:: Goal ::
Leave out the pictures, and retype only the lines from the beginning of the material through the line that contains "import pandas as pd", including both.

┌─ Supplied data

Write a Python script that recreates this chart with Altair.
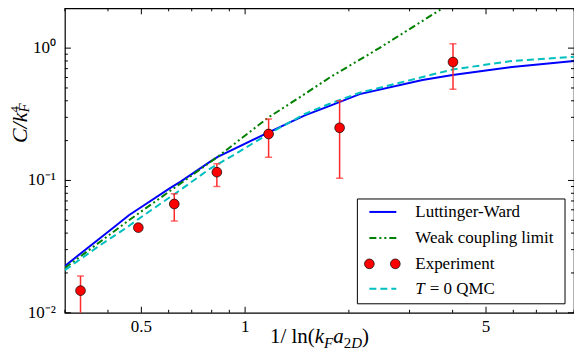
import altair as alt
import pandas as pd

# ---------------- data ----------------
lw_x = [0.3, 0.417, 0.46, 0.5, 0.607, 0.65, 0.79, 0.83, 1.17, 1.49, 1.76, 2.15, 3.27, 4.0, 5.95, 9.0]
lw_y = [0.0226, 0.0445, 0.0546, 0.063, 0.088, 0.098, 0.138, 0.15, 0.231, 0.31, 0.366, 0.449, 0.575, 0.627, 0.72, 0.80]

wc_x = [0.3, 0.46, 0.65, 0.83, 1.17, 1.44, 1.76, 2.45, 3.74]
wc_y = [0.0218, 0.050, 0.095, 0.15, 0.30, 0.425, 0.60, 1.0, 2.0]

qmc_x = [0.3, 0.38, 0.45, 0.49, 0.66, 0.79, 0.92, 1.17, 1.49, 1.76, 2.15, 4.0, 5.95, 9.0]
qmc_y = [0.021, 0.0325, 0.0435, 0.051, 0.0875, 0.1225, 0.154, 0.225, 0.318, 0.38, 0.46, 0.69, 0.80, 0.86]

exp_x = [0.333, 0.49, 0.623, 0.828, 1.17, 1.88, 4.01]
exp_y = [0.0147, 0.044, 0.0664, 0.1155, 0.2245, 0.25, 0.785]
exp_lo = [0.008, 0.0425, 0.0494, 0.090, 0.15, 0.104, 0.49]
exp_hi = [0.019, 0.0455, 0.0795, 0.134, 0.291, 0.40, 1.08]

series_names = ["Luttinger-Ward", "Weak coupling limit", "Experiment", "T = 0 QMC"]

x_major = [0.5, 1, 5]
x_major_labels = ["0.5", "1", "5"]
x_minor = [0.3, 0.4, 0.6, 0.7, 0.8, 0.9, 2, 3, 4, 6, 7, 8, 9]
y_major = [0.01, 0.1, 1]
y_major_labels = ["10⁻²", "10⁻¹", "10⁰"]
y_minor = [0.02, 0.03, 0.04, 0.05, 0.06, 0.07, 0.08, 0.09,
           0.2, 0.3, 0.4, 0.5, 0.6, 0.7, 0.8, 0.9, 2]

# ---------------- layout ----------------
W, H = 510, 305
FONT = "Liberation Serif"
BLUE, GREEN, CYAN, RED, ERR = "#0000ff", "#008000", "#00bfbf", "#ff0000", "#ff2a2a"

xs = alt.Scale(type="log", domain=[0.3, 9], nice=False)
ys = alt.Scale(type="log", domain=[0.01, 2], nice=False)

one = pd.DataFrame({"a": [0]})


def line_layer(xv, yv, color, dash=None):
    df = pd.DataFrame({"x": xv, "y": yv})
    kw = dict(color=color, strokeWidth=2, clip=True)
    if dash:
        kw["strokeDash"] = dash
    return alt.Chart(df).mark_line(**kw).encode(
        x=alt.X("x:Q", scale=xs, axis=None),
        y=alt.Y("y:Q", scale=ys, axis=None),
    )


def xticks(vals, length):
    df = pd.DataFrame({"v": vals})
    base = alt.Chart(df).mark_rule(color="black", strokeWidth=1)
    enc_x = alt.X("v:Q", scale=xs, axis=None)
    return [
        base.encode(x=enc_x, y=alt.value(H), y2=alt.value(H - length)),
        base.encode(x=enc_x, y=alt.value(0), y2=alt.value(length)),
    ]


def yticks(vals, length):
    df = pd.DataFrame({"v": vals})
    base = alt.Chart(df).mark_rule(color="black", strokeWidth=1)
    enc_y = alt.Y("v:Q", scale=ys, axis=None)
    return [
        base.encode(y=enc_y, x=alt.value(0), x2=alt.value(length)),
        base.encode(y=enc_y, x=alt.value(W), x2=alt.value(W - length)),
    ]


def txt(text, x, y, size=17, style="normal", align="left", baseline="middle", angle=None):
    kw = dict(text=text, font=FONT, fontSize=size, fontStyle=style, align=align,
              baseline=baseline, color="black")
    if angle is not None:
        kw["angle"] = angle
    return alt.Chart(one).mark_text(**kw).encode(x=alt.value(x), y=alt.value(y))


layers = []
layers.append(line_layer(lw_x, lw_y, BLUE))
layers.append(line_layer(wc_x, wc_y, GREEN, dash=[7, 3, 2, 3, 2, 3]))
layers.append(line_layer(qmc_x, qmc_y, CYAN, dash=[7, 4]))

exp_df = pd.DataFrame({"x": exp_x, "y": exp_y, "lo": exp_lo, "hi": exp_hi})
ex = alt.X("x:Q", scale=xs, axis=None)
layers.append(alt.Chart(exp_df).mark_rule(color=ERR, strokeWidth=1.5, clip=True).encode(
    x=ex, y=alt.Y("lo:Q", scale=ys, axis=None), y2="hi:Q"))
for col in ["lo", "hi"]:
    layers.append(alt.Chart(exp_df).mark_tick(color=ERR, orient="horizontal", size=7,
                                              thickness=1.5, clip=True).encode(
        x=ex, y=alt.Y(f"{col}:Q", scale=ys, axis=None)))
layers.append(alt.Chart(exp_df).mark_circle(size=95, color=RED, opacity=1, stroke="black",
                                            strokeWidth=0.7).encode(
    x=ex, y=alt.Y("y:Q", scale=ys, axis=None)))

# inward ticks on all four sides
layers += xticks(x_major, 6) + xticks(x_minor, 3) + yticks(y_major, 6) + yticks(y_minor, 3)

# tick labels placed through the scales
xl_df = pd.DataFrame({"v": x_major, "t": x_major_labels})
layers.append(alt.Chart(xl_df).mark_text(font=FONT, fontSize=17, fontStyle="normal", align="center",
                                         baseline="top", color="black").encode(
    x=alt.X("v:Q", scale=xs, axis=None), y=alt.value(H + 6), text="t:N"))
yl_df = pd.DataFrame({"v": y_major, "t": y_major_labels})
layers.append(alt.Chart(yl_df).mark_text(font=FONT, fontSize=17, fontStyle="normal", align="right",
                                         baseline="middle", color="black").encode(
    y=alt.Y("v:Q", scale=ys, axis=None), x=alt.value(-9), text="t:N"))

# ---------------- legend ----------------
LX0, LX1, LY0, LY1 = 293, 501, 191, 296
rows = [204, 230, 256, 281]
layers.append(alt.Chart(one).mark_rect(fill="white", stroke="black", strokeWidth=1).encode(
    x=alt.value(LX0), x2=alt.value(LX1), y=alt.value(LY0), y2=alt.value(LY1)))
layers.append(alt.Chart(one).mark_rule(color=BLUE, strokeWidth=2).encode(
    x=alt.value(305), x2=alt.value(332), y=alt.value(rows[0])))
layers.append(alt.Chart(one).mark_rule(color=GREEN, strokeWidth=2, strokeDash=[7, 3, 2, 3, 2, 3]).encode(
    x=alt.value(305), x2=alt.value(332), y=alt.value(rows[1])))
for cx in (305, 331):
    layers.append(alt.Chart(one).mark_circle(size=95, color=RED, opacity=1, stroke="black",
                                             strokeWidth=0.7).encode(
        x=alt.value(cx), y=alt.value(rows[2])))
layers.append(alt.Chart(one).mark_rule(color=CYAN, strokeWidth=2, strokeDash=[7, 4]).encode(
    x=alt.value(305), x2=alt.value(332), y=alt.value(rows[3])))

TX = 351
for i in range(3):
    layers.append(txt(series_names[i], TX, rows[i]))
qmc_first, qmc_rest = series_names[3].split(" ", 1)
layers.append(txt(qmc_first, TX, rows[3], style="italic"))
layers.append(txt(qmc_rest, TX + 0.556 * 17 + 5, rows[3]))

# ---------------- composite axis titles ----------------
REG = {"1": .5, "/": .278, " ": .25, "l": .278, "n": .5, "(": .333, ")": .333, "2": .5}
ITA = {"k": .444, "F": .611, "a": .5, "D": .722, "C": .667, "/": .278}


def width(s, size, style):
    tab = ITA if style == "italic" else REG
    return sum(tab.get(c, .5) for c in s) * size


xt_parts = [("1/ ln(", 21, "normal", 0), ("k", 21, "italic", 0), ("F", 15, "italic", 5),
            ("a", 21, "italic", 0), ("2", 15, "normal", 5), ("D", 15, "italic", 5),
            (")", 21, "normal", 0)]
total = sum(width(s, sz, st) for s, sz, st, _ in xt_parts)
cur = W / 2 - total / 2
for s, sz, st, sh in xt_parts:
    layers.append(txt(s, cur, 335 + sh, size=sz, style=st, baseline="alphabetic"))
    cur += width(s, sz, st)

# y title, rotated (text runs upward)
ybase_x, ystart = -38, 135
main_w = width("C/k", 22, "italic")
layers.append(txt("C/k", ybase_x, ystart, size=22, style="italic", baseline="alphabetic", angle=270))
layers.append(txt("F", ybase_x + 2, ystart - main_w, size=15, style="italic", baseline="alphabetic", angle=270))
layers.append(txt("4", ybase_x - 8, ystart - main_w, size=13, baseline="alphabetic", angle=270))

chart = alt.layer(*layers).properties(
    width=W, height=H,
    padding={"left": 57, "top": 0, "right": 0, "bottom": 43},
    autosize=alt.AutoSizeParams(type="none"),
).configure_view(stroke="black", strokeWidth=1.2)

chart.save("out.html", embed_options={"renderer": "svg", "actions": False})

└─

:: Final answer ::
Write a Python script that recreates this chart with Altair.
import altair as alt
import pandas as pd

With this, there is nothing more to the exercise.